Un’altra cosa che unisce i due Jürgen è il “gegenpressing” una filosofia che è molto emotiva, veloce, forte. L’allenatore la applica nelle partite, il fotografo alla realtà, di qualsiasi tipo o natura, che sia un servizio di moda o un progetto artistico non cambia nulla. Heavy Metal Football, Heavy Metal Photography. Nel corso del tempo lo sguardo di Teller non è mai cambiato, o in una sorta di gattopardismo al contrario è cambiato sempre senza mai cambiare. Teller cosciente o meno di quel che fa ha creato la vera democrazia delle immagini dove la madre, che vive in un paesino ad un’ora da Norimberga, diventa nelle foto del figlio una celebrità oppure la famosa stilista inglese Vivien Westwood fotografata nuda non più giovanissima diventa una dea madre, Venere. Oppure Charlotte Rampling fotografata pure lei nuda al Louvre o mentre suona il piano con lo stesso fotografo appollaiato sopra (il piano non la Rampling) nudo pure lui che mostra genitali e sfinteri vari. 

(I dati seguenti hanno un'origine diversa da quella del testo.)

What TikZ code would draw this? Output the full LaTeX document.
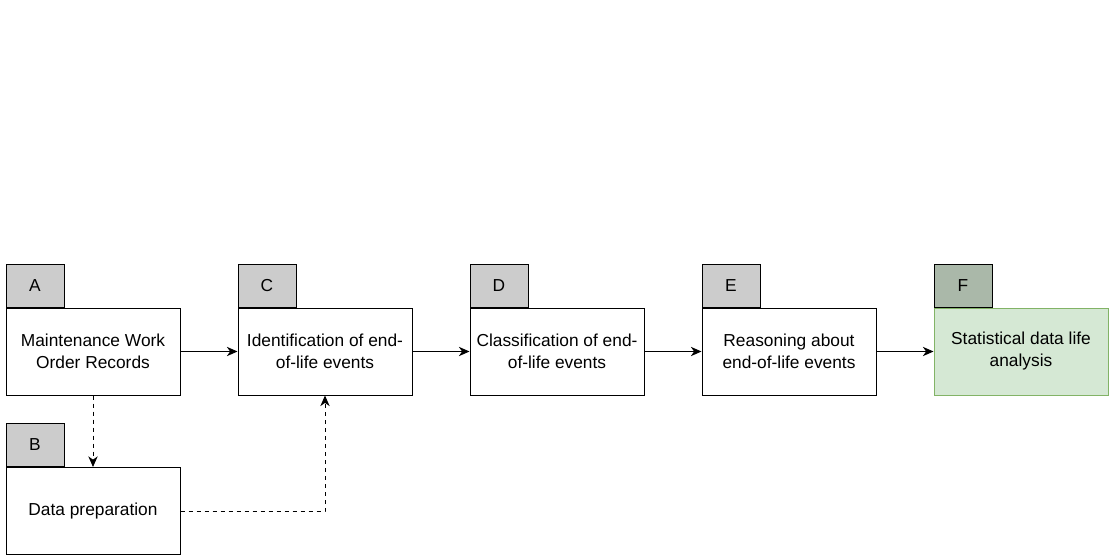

Non si può dire che il tutto sia poetico ma nemmeno scandaloso. Solo e semplicemente umano. Teller è un esploratore dell’umanità che tutti, celebri o falliti che si sia, non possiamo evitare di avere e mostrare. La sua bulimica creatività ha anticipato Instagram e quella che si può definire la post-fotografia dei “post”. Se tutto è immagine cosa può essere definita “immaginazione”? Teller non lo sa ma non rinuncia allo sforzo mastodontico di provare a capire. Fotografo ergo sum… altrimenti che faccio? 

 

Il mercato della moda e il mondo dell’arte lo seguono ipnotizzati e senza dubbi perché lo stile Teller è inconfondibile, che si tratti delle natiche di Kim Kardashian o del ritratto del suo famoso collega il fotografo americano William Egglestone. Non c’è angolo della realtà e della vita che non venga azzannato dall’occhio di questo artista. Può essere la finale di Champions del Bayern Monaco, di cui è tifoso sfegatato, vinta e vista con il figlio Ed. Può essere un asino che diventa destriero. Può essere una rana in giardino o la moglie, manager, musa Dovile incinta o la neonata bambina Iggy, innalzata in una chiesa siciliana come fosse un bambin Gesù di un presepe. Non è questione di afferrare l’attimo ma di allungare all’infinito l’attimo. Il momento che diventa monumento. Il corpo per Teller non è oggetto di desiderio ma soggetto super serio anche se rappresentato spesso in situazioni grottesche tipo Kate Moss buttata in una carriola da muratori o l’autoritratto nudo con i palloncini. O persino peggio se si ha lo stomaco di guardare il video autoritratto dove l’artista fa la cacca a -20 nel Circolo polare artico aiutato nell’operazione dall’attore norvegese di Succession Alexander Skarsgård. 

Un tempo i fotografi erano eroi sexy. Oggi siamo tutti fotografi, tutti eroi e tutti ci crediamo sufficientemente sexy da condividerlo con il mondo intero. Jürgen Teller nel suo attaccamento quasi infantile alla fotografia, idiot savant del mondo del lusso, è diventato un eroe popolare. Tutti vogliono farsi fotografare da lui o con lui senza ben sapere dove e come potrà andare a finire. Una cosa è certa:  Teller è contagioso, una volta visto anche noi diremo ” I need to live”, ho bisogno di vivere.